- [OBJECTIVE]
Extract the lines of the material below, beginning with the first and ending with the line that holds "plt.rcParams['font.family'] = ['Liberation". Skip every picture.

- [DATA BLOCK]
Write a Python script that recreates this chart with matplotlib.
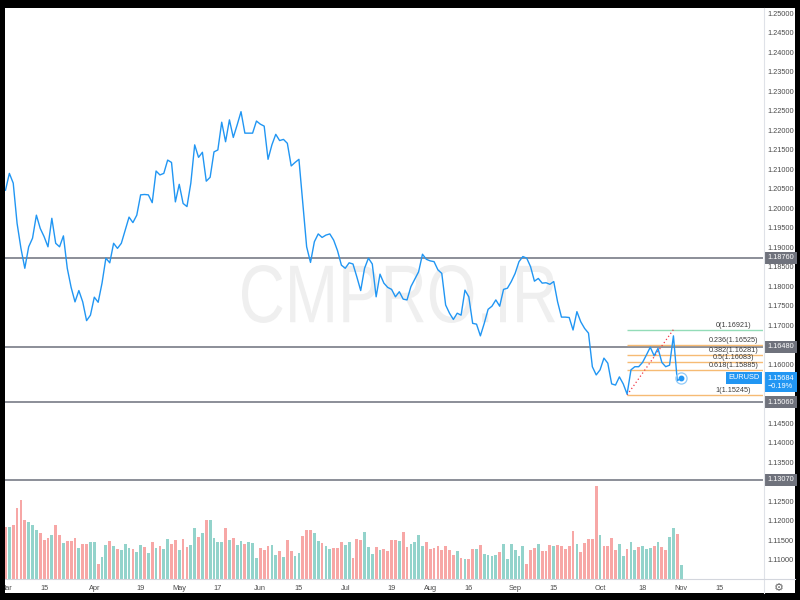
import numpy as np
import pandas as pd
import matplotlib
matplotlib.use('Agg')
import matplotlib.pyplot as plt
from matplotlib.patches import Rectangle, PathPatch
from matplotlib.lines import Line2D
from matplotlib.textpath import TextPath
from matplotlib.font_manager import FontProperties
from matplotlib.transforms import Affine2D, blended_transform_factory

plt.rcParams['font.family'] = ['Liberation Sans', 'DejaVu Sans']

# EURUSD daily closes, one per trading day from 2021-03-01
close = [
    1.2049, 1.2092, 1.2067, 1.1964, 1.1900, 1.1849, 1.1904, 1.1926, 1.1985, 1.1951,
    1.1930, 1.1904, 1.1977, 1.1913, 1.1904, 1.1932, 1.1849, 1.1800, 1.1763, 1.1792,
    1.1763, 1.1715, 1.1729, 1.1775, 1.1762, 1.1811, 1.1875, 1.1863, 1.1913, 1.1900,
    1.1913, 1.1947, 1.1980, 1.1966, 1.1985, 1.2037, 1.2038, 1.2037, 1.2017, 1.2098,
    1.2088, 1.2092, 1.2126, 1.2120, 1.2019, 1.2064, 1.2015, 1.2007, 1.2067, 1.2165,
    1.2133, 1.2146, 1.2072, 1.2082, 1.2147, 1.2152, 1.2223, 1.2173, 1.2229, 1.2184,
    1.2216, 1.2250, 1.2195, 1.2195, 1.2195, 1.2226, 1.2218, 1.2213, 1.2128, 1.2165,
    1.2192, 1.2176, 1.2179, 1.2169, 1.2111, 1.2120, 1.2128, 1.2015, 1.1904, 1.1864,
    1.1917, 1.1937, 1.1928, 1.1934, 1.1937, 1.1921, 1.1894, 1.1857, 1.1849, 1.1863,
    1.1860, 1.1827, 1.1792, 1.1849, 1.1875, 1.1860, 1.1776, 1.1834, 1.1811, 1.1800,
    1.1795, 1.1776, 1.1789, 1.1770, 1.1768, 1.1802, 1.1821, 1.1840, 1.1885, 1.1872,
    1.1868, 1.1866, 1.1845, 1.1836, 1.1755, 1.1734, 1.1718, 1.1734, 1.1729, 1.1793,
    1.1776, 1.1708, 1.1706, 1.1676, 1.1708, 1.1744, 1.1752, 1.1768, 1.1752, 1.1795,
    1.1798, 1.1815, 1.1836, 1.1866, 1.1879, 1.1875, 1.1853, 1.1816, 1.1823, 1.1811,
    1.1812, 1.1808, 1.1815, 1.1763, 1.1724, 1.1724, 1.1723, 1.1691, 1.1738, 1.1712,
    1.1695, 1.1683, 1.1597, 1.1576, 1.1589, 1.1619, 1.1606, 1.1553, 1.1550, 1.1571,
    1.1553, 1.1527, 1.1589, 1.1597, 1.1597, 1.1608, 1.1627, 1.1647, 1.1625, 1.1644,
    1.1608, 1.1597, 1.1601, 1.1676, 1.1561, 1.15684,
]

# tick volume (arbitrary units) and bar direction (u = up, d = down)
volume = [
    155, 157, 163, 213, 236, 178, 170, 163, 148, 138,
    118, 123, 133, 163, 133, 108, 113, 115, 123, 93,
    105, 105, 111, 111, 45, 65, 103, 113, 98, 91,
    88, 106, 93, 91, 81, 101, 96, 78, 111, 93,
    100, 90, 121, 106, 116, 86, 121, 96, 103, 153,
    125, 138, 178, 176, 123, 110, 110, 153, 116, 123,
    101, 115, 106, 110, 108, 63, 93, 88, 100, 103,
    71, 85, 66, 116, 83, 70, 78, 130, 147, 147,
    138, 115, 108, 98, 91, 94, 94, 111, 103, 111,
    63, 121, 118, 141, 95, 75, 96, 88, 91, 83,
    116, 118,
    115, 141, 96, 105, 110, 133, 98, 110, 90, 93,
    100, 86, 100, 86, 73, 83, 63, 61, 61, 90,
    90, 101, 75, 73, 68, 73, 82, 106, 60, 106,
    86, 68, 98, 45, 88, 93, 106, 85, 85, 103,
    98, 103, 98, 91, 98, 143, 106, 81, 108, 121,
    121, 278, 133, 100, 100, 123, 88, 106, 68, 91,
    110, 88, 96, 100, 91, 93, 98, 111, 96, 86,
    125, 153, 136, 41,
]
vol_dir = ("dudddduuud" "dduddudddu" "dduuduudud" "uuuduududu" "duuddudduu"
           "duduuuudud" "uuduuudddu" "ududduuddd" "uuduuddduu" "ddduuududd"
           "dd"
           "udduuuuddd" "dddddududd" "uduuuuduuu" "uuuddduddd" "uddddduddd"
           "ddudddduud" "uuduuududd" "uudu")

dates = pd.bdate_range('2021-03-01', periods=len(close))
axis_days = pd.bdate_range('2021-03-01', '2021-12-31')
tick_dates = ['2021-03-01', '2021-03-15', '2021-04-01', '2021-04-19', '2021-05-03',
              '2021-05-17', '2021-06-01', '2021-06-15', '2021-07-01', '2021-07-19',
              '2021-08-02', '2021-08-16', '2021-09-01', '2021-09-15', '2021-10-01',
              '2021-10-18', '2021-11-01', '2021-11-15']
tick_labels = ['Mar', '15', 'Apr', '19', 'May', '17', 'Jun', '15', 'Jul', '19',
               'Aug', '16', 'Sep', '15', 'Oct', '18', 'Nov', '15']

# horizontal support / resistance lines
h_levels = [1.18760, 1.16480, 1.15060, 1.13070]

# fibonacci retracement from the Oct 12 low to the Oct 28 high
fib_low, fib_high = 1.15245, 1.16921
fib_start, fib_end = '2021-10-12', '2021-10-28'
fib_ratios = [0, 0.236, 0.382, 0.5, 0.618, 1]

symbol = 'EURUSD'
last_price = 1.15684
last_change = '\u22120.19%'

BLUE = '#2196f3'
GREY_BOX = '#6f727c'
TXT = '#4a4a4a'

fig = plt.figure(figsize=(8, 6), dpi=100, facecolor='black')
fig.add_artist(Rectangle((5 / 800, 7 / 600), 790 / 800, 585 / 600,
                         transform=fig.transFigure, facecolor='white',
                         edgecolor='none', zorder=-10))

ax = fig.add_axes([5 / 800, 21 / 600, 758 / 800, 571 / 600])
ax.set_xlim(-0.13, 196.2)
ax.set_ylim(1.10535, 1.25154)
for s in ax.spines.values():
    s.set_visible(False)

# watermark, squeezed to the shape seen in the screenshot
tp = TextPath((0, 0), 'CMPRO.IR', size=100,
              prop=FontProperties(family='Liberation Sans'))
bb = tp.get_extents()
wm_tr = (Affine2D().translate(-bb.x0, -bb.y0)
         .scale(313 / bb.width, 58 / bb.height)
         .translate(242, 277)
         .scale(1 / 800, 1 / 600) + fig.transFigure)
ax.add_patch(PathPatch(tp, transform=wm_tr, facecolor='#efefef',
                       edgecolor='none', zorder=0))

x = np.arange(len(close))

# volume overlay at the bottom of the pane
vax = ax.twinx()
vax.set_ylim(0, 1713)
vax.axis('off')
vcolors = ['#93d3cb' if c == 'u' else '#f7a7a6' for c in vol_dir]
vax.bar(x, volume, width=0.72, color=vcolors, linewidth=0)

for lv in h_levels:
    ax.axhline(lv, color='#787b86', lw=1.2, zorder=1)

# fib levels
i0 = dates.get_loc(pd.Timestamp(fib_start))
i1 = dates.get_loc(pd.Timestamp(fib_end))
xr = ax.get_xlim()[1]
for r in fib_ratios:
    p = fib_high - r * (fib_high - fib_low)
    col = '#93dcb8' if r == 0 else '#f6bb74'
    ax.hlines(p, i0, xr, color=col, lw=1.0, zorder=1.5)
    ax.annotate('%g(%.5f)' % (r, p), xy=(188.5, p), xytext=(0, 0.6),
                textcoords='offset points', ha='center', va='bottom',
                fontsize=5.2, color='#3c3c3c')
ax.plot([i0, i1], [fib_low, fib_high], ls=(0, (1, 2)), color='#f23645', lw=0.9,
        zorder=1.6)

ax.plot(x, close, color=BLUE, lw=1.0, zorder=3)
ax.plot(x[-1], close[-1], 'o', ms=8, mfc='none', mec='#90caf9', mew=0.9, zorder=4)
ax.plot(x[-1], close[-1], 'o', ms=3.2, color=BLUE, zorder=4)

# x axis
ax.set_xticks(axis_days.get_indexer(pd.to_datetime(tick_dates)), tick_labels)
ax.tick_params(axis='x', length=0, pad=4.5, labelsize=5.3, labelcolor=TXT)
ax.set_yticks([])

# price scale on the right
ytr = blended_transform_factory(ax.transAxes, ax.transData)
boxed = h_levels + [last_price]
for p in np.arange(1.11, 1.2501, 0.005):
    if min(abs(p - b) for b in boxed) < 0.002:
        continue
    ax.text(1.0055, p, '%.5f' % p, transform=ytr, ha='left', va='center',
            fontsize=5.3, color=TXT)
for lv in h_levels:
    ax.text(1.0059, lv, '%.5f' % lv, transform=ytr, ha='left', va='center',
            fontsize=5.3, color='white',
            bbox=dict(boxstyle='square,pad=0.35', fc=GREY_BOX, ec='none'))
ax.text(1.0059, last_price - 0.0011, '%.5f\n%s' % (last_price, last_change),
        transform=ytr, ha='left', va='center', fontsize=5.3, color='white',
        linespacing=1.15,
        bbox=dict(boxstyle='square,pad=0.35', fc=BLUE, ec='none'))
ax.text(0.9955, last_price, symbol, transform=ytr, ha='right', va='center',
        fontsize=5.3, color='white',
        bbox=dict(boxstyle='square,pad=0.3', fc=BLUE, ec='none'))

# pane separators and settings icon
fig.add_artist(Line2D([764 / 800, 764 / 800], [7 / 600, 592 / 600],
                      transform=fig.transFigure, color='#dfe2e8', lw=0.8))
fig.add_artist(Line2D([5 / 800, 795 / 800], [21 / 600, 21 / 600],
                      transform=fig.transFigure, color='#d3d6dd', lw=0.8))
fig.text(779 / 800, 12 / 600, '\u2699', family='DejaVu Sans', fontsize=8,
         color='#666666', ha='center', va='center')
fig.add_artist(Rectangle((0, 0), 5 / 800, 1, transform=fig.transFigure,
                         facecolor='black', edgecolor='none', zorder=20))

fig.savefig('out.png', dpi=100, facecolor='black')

- [RESPONSE TO THE EXERCISE]
Write a Python script that recreates this chart with matplotlib.
import numpy as np
import pandas as pd
import matplotlib
matplotlib.use('Agg')
import matplotlib.pyplot as plt
from matplotlib.patches import Rectangle, PathPatch
from matplotlib.lines import Line2D
from matplotlib.textpath import TextPath
from matplotlib.font_manager import FontProperties
from matplotlib.transforms import Affine2D, blended_transform_factory

plt.rcParams['font.family'] = ['Liberation Sans', 'DejaVu Sans']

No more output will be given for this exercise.